How to Create a Paycheck in Retirement: The Bucket Approach

How to Create a Paycheck in Retirement: The Bucket Approach

| January 04, 2021

There was a time in our parent’s and grandparent’s day when one could hold a group of blue-chip stocks and live off the dividends. My wife’s grandmother lived her entire retirement off a pension and a little inherited stock. It was a good retirement for her, and financially it was a simple one.


Times have changed. Pensions are rare, dividends are smaller, well-known blue-chip companies are underperforming, and two “once in a lifetime” recessions have rocked our portfolios in the last twenty years. It is a more dangerous market than it was in our parent’s time, and when the advice of those who came before us fails it leaves one scratching their head about retirement income.


              Retirees are confused. They are confused about how to create income streams that are reliable and safe, they are confused about if they have enough money to live. The result is lost sleep, high stress, and dwindling savings. While there are other income strategy options out there, one has been picking up in popularity over the last several years: the bucket strategy. The bucket strategy is a time-tested way to create a lifelong, stable paycheck in retirement.

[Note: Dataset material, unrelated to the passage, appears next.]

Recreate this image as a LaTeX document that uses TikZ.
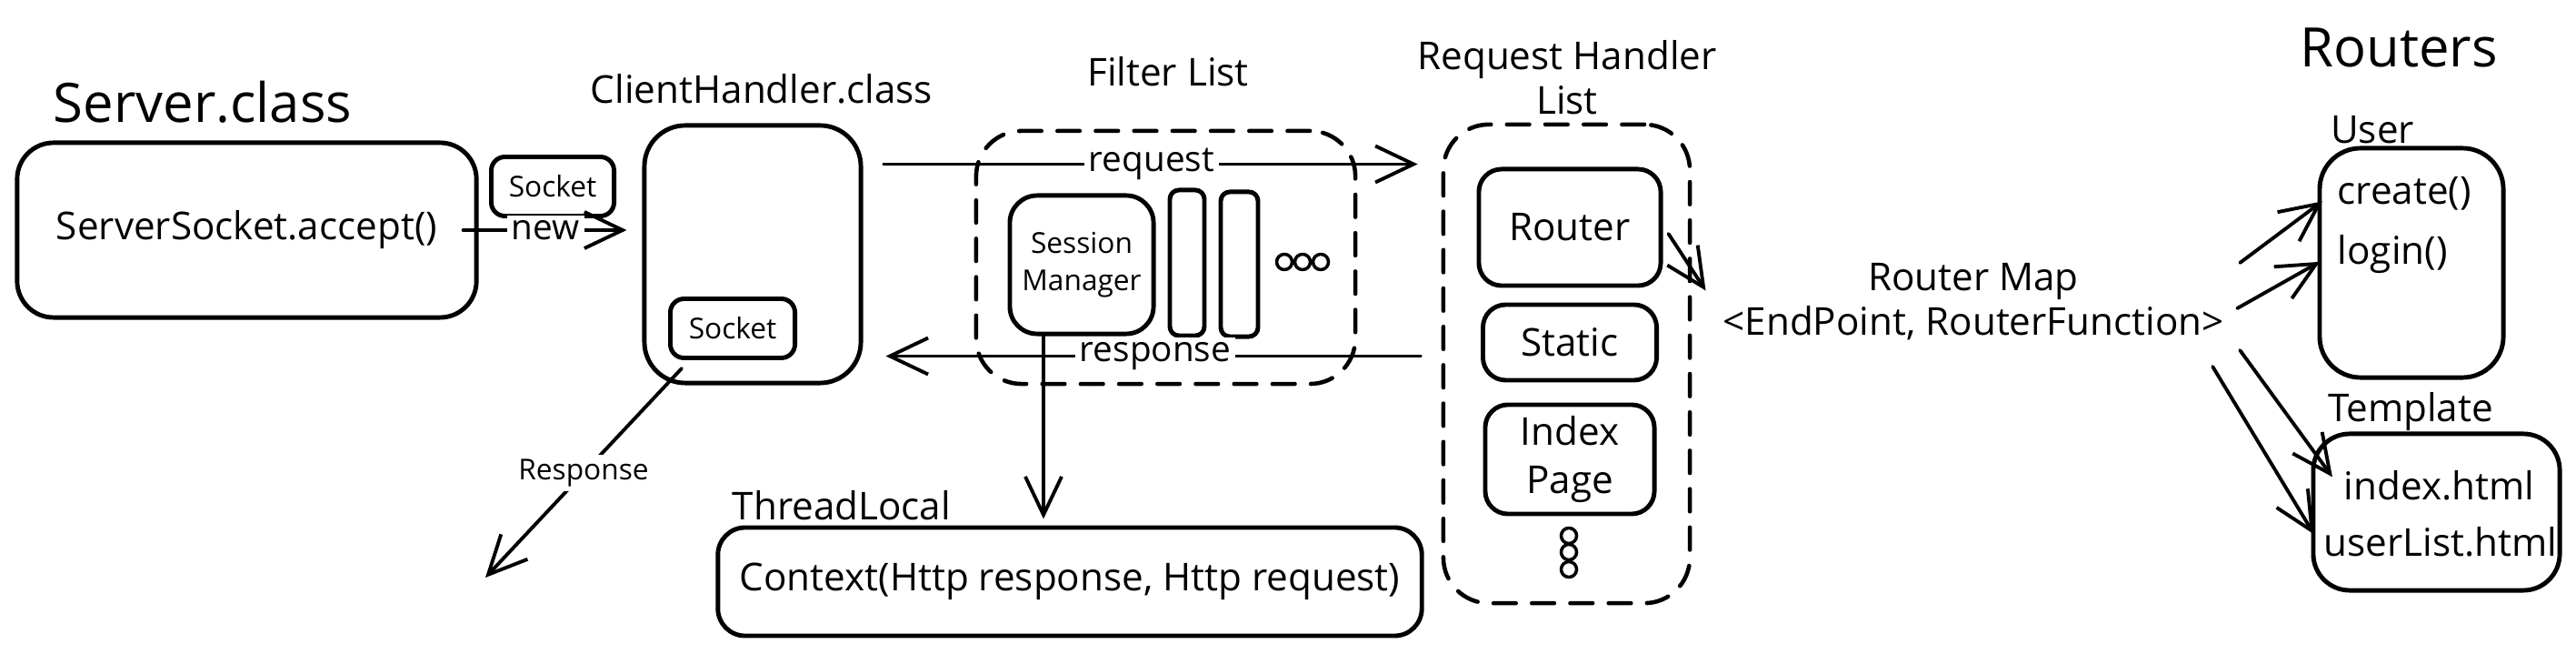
\documentclass[tikz,border=0pt]{standalone}
\usepackage{fontspec}
\setmainfont{Open Sans}
\usetikzlibrary{arrows.meta}

\begin{document}
\begin{tikzpicture}[x=0.01cm, y=-0.01cm, line cap=round, line join=round,
    box/.style={draw, line width=1.4pt, rounded corners=0.35cm, inner sep=0pt, align=center, font=\fontsize{12}{15}\selectfont},
    dbox/.style={draw, line width=1.3pt, dash pattern=on 7pt off 5pt, rounded corners=0.5cm, inner sep=0pt},
    txt/.style={font=\fontsize{12}{14}\selectfont, align=center},
    big/.style={font=\fontsize{17}{20}\selectfont},
    sml/.style={font=\fontsize{9}{11.5}\selectfont, align=center},
    lbl/.style={fill=white, inner sep=1.5pt, font=\fontsize{11}{13}\selectfont},
    arr/.style={line width=1.1pt, -{Straight Barb[length=0.42cm, width=0.4cm]}},
    ringdot/.style={draw, circle, line width=1pt, minimum size=0.17cm, inner sep=0pt}]

    % 画布范围
    \useasboundingbox (0,0) rectangle (2834,719);

    % 绘制 Server.class
    \node[big] (srvT) at (223,112) {Server.class};
    \node[box, minimum width=5.05cm, minimum height=1.92cm, rounded corners=0.4cm] (srv) at (271.5,253) {ServerSocket.accept()};
    \node[box, sml, minimum width=1.35cm, minimum height=0.65cm, rounded corners=0.15cm] (sock1) at (608,205) {Socket};

    % 绘制 ClientHandler.class
    \node[txt] (chT) at (838,98) {ClientHandler.class};
    \node[box, minimum width=2.38cm, minimum height=2.83cm, rounded corners=0.45cm] (client) at (828,279.5) {};
    \node[box, sml, minimum width=1.37cm, minimum height=0.65cm, rounded corners=0.15cm] (sock2) at (806,361) {Socket};

    % 绘制过滤器列表
    \node[txt] (fltT) at (1285,79) {Filter List};
    \node[dbox, minimum width=4.17cm, minimum height=2.78cm] (flt) at (1282.5,283) {};
    \node[box, sml, minimum width=1.58cm, minimum height=1.52cm, rounded corners=0.3cm] (sm) at (1190,291) {Session\\Manager};
    \node[box, minimum width=0.38cm, minimum height=1.6cm, rounded corners=0.1cm] (bar1) at (1306,289) {};
    \node[box, minimum width=0.41cm, minimum height=1.59cm, rounded corners=0.1cm] (bar2) at (1363.5,290.5) {};
    \foreach \n/\x in {1/1413, 2/1433, 3/1453}
        \node[ringdot] (fd\n) at (\x,288) {};

    % 绘制请求处理器列表
    \node[txt] (rhT) at (1724,85) {Request Handler\\List};
    \node[dbox, minimum width=2.71cm, minimum height=5.26cm] (rhl) at (1723.5,400) {};
    \foreach \nm/\y/\w/\h/\lab in {
        router/250/2.0/1.28/Router,
        static/376.5/1.91/0.83/Static,
        index/505/1.86/1.2/Index\\Page%
    } {
        \node[box, minimum width=\w cm, minimum height=\h cm, rounded corners=0.25cm] (\nm) at (1727,\y) {\lab};
    }
    \foreach \n/\y in {1/589, 2/607, 3/626}
        \node[ringdot] (rd\n) at (1726,\y) {};

    % 绘制 ThreadLocal
    \node[txt] (tlT) at (926,556) {ThreadLocal};
    \node[box, minimum width=7.74cm, minimum height=1.19cm, rounded corners=0.3cm] (ctx) at (1177,639.5) {Context(Http response, Http request)};

    % 绘制 Router Map
    \node[txt, inner sep=0.1cm] (map) at (2171,332) {Router Map\\<EndPoint, RouterFunction>};

    % 绘制 Routers
    \node[big] (rtT) at (2639,52) {Routers};
    \node[txt] (usrT) at (2610,143) {User};
    \node[box, minimum width=2.02cm, minimum height=2.52cm, rounded corners=0.45cm] (usr) at (2653,289) {};
    \node[txt, anchor=west, inner sep=0.05cm] (create) at (2566,213) {create()};
    \node[txt, anchor=west, inner sep=0.05cm] (login) at (2566,280) {login()};
    \node[txt] (tplT) at (2652,453) {Template};
    \node[box, minimum width=2.71cm, minimum height=1.72cm, rounded corners=0.4cm] (tpl) at (2680.5,563) {};
    \node[txt, anchor=west, inner sep=0.05cm] (idx) at (2573,534) {index.html};
    \node[txt, anchor=west, inner sep=0.05cm] (ulist) at (2551,596) {userList.html};

    % 连接箭头
    \draw[arr, shorten <=-0.17cm, shorten >=0.17cm] (srv.east) -- (srv.east -| client.west) node[pos=0.41, lbl] {new};

    \coordinate (rq) at ([xshift=0.23cm, yshift=-0.45cm]client.north east);
    \draw[arr, shorten >=0.26cm] (rq) -- (rq -| rhl.west) node[pos=0.48, lbl] {request};

    \coordinate (rs) at ([xshift=0.25cm, yshift=0.32cm]client.south east);
    \draw[arr, shorten <=0.23cm] (rs -| rhl.west) -- (rs) node[pos=0.515, lbl] {response};

    \coordinate (out) at (534,635);
    \draw[arr] ([xshift=0.15cm, yshift=-0.09cm]sock2.south west) -- (out) node[midway, lbl, sml] {Response};

    \coordinate (smo) at ([xshift=-0.42cm]sm.south);
    \draw[arr, shorten >=0.07cm] (smo) -- (smo |- ctx.north);

    \draw[arr, shorten >=0.15cm] ([xshift=0.06cm, yshift=-0.07cm]router.east) -- (map.west);

    \draw[arr, shorten >=0.14cm] ([xshift=0.07cm, yshift=0.43cm]map.east) -- (create.west);
    \draw[arr, shorten >=0.16cm] ([xshift=0.04cm, yshift=-0.07cm]map.east) -- (login.west);
    \draw[arr, shorten >=0.12cm] ([xshift=0.07cm, yshift=-0.53cm]map.east) -- (idx.west);
    \draw[arr, shorten >=0.1cm] ([xshift=-0.23cm, yshift=-0.71cm]map.east) -- (ulist.west);

\end{tikzpicture}
\end{document}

              The idea is simple: build your financial life the same way a large company would build their balance sheet. Large companies have cash on hand to pay employees, short term investment to weather storms, and capital that is out there making them money. A well-run retirement has these same three buckets and uses them to create prosperity and confidence. Let’s look at how these buckets operate for a retiree:


  1. The Paycheck Bucket: Retirees come to me all the time with the misconception that growth is the most important thing in a retirement portfolio. Growth is certainly important, and it feels good to watch our money grow. But the most important thing in a portfolio for retirees is income. We would not work for a company that could not afford to pay us on time, and we should expect no less of our portfolio. The paycheck bucket uses the same strategy your employer did: cash on hand. It may feel strange to have a portion of your portfolio earning meager cash returns, but when the market fails at the same time as your furnace you begin to see that not everything in a portfolio is about growth. Stable income is the foundation of your retirement, and cash (not dividends) are the stable option.


  1. The “On Deck” Bucket: There is an old saying in this industry: “The market can remain irrational longer than you can remain solvent”. Trust me, you never want to put your retirement income in a race against recession. That is why bucket two remains in income producing, safer assets. These assets, like bonds and alternative investments, provide a stronger income stream and protection against a down market. When the worst occurs, the On Deck Bucket can be tapped into if your Paycheck Bucket runs out. Conservative investments create income flows and protect your Paycheck Bucket from longer term market volatility.


  1. The Growth Bucket: Finally, everyone’s favorite investment type: stock. Stock does a lot of great things, including protect against inflation and produce income. Most importantly stock grows over time. Stocks is incredibly important to anyone’s portfolio, but it is a balancing act. If you are forced to harvest stocks at a loss than all previous gains were meaningless. Luckily, we have two other buckets that protect our income, so the Growth Bucket can focus on growing. Having stock in a well-insulated third bucket allows us to only harvest gains and keeps your portfolio moving in the right direction, all without risking your paycheck.


Clients that utilize the bucket strategy tend to feel more secure in hard times, and the knowledge that your paycheck will arrive on time, every time eases many of the fears associated with retiring. This is why FFG uses this strategy so often.


There are other strategies out there, and the most important thing is that you have one. Not just any strategy, but one you understand and one that accommodates your needs. If you have no strategy, or if you feel your strategy is not working for you, maybe it’s time to tune up your retirement plan. Remember, the best things never just happen, they are the result of a plan and a strategy. What’s yours?